→ **PROBLEM DESCRIPTION**: Take the lines from the head of the listing through the one bearing "import plotly.graph_objects as go" and copy them exactly, leaving every picture out.

→ **COLLECTED MATERIAL**:
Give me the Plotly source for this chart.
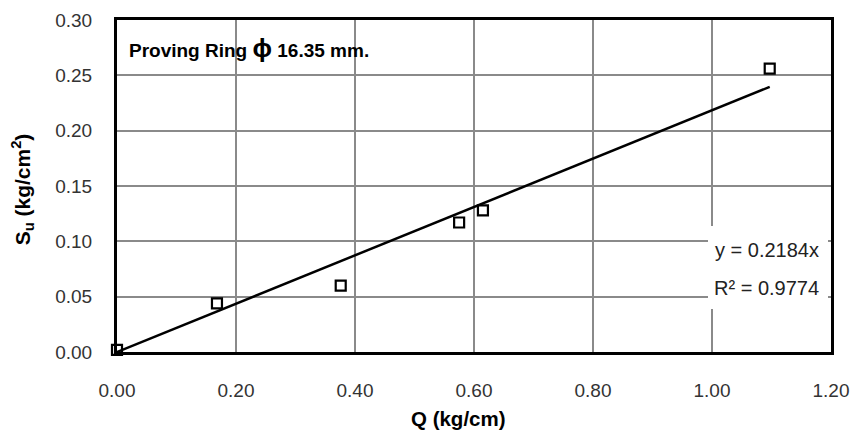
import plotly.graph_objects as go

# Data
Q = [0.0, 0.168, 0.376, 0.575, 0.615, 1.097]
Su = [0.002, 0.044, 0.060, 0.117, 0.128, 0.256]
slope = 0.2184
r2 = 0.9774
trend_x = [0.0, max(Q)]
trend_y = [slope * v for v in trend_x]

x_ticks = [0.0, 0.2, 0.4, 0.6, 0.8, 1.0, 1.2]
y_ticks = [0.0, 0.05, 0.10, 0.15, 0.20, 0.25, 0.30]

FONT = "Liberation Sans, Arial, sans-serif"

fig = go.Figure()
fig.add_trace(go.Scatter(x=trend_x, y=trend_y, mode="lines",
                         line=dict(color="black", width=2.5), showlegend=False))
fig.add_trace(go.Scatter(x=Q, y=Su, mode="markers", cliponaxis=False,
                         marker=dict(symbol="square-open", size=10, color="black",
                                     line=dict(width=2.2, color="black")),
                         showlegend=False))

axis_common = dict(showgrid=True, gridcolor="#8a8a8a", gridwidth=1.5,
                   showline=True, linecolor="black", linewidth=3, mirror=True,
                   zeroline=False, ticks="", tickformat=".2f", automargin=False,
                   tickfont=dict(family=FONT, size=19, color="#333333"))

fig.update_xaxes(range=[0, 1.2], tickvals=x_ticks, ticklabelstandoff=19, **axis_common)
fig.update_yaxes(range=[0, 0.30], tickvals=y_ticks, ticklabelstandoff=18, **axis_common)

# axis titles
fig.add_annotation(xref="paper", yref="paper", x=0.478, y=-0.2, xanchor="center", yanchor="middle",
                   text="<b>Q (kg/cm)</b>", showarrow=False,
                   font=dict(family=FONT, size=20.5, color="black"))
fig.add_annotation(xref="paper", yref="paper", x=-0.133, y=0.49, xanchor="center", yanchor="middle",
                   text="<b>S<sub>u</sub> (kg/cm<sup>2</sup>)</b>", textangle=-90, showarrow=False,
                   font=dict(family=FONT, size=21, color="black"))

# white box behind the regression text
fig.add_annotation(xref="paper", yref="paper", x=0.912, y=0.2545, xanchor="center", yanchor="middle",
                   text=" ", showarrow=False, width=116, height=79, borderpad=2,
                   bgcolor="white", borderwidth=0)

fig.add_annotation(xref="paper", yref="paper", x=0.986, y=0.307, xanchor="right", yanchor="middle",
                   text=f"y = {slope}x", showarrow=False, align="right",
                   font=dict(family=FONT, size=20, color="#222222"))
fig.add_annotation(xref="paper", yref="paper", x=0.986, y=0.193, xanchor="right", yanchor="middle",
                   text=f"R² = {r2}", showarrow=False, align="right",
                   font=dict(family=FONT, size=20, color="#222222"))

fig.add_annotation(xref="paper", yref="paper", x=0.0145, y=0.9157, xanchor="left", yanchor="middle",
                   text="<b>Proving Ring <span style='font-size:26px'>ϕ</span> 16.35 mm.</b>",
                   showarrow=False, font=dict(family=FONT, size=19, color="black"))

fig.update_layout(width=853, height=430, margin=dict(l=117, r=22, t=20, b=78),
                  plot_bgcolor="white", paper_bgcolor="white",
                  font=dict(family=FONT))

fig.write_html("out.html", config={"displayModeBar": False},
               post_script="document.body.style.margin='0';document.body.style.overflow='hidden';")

→ **THE ANSWER**:
Give me the Plotly source for this chart.
import plotly.graph_objects as go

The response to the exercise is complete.